Our own suspicion is that Saturday's setback could prove more damaging, in the medium term at least, to Kildare. This is their fifth year under Kieran McGeeney, during which they have transformed from wilting Lilies into one of the most consistently competitive outfits in the country.
But that consistency has, for the most part, been confined to a series of epic qualifier adventures. Leinster and the league have been more hit-and-miss. They were relegated from Division One during Geezer's maiden season and in three subsequent attempts have failed to make it back there.
As with last year, they hit the O'Byrne Cup ground running but then couldn't quite sustain it. Moreover, one of only three home league fixtures was Saturday's opener, switched to 'neutral' Croke Park -- which means four of their last six games are on the road. Little wonder their Division Two title odds have drifted, from first to third-favourites at 4/1.

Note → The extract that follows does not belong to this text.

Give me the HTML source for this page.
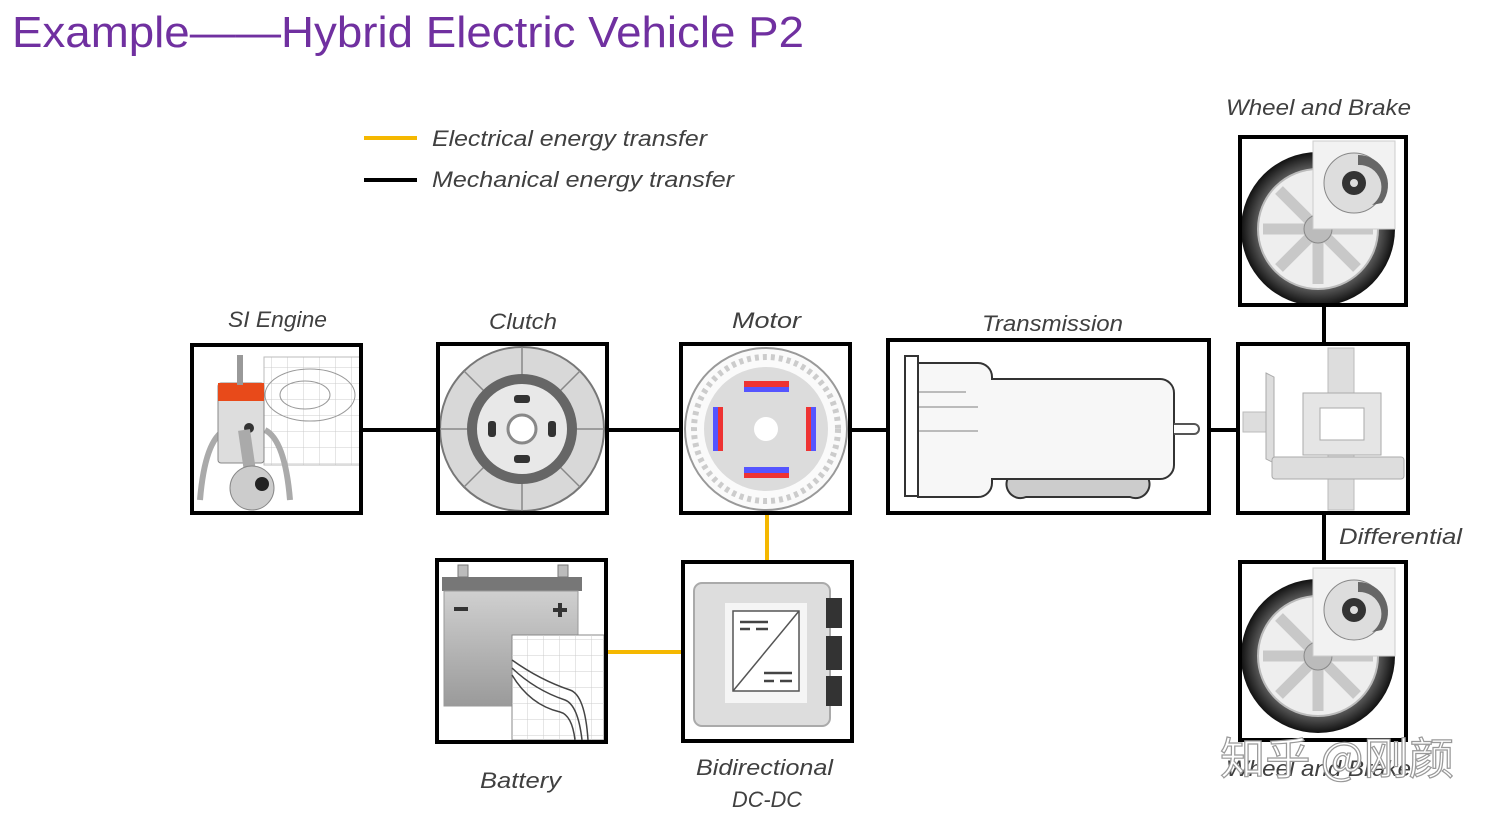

True, Kildare's championship fate is not inextricably linked to their spring progress, but you get the sense that at this stage of their development, they need to be playing top-flight league football.
They also need to be lifting some silverware, even a Division Two title, preferably a Leinster crown, if only for their own self-confidence presuming they make it back to their customary quarter-final hitching post.
Dublin, clearly, are in a different place right now. All-Ireland champions have earned the right to suffer the occasional form hangover the following spring. Even if they were to be relegated (and we don't think they will) it wouldn't matter to the masses once Dublin put up a valiant and sustained defence of Sam.
To make it two-in-a-row, such a rare phenomenon nowadays, would be bonus territory on an epic scale.
But if the past few years have taught Pat Gilroy (pictured left) anything, it is that digging out league wins -- especially at forbidding, faraway venues -- is an invaluable trait when it comes to team-building and morale.
It's not a habit they should relinquish without a fight. That's why McHale Park next Saturday could yet prove a significant night for the Dubs.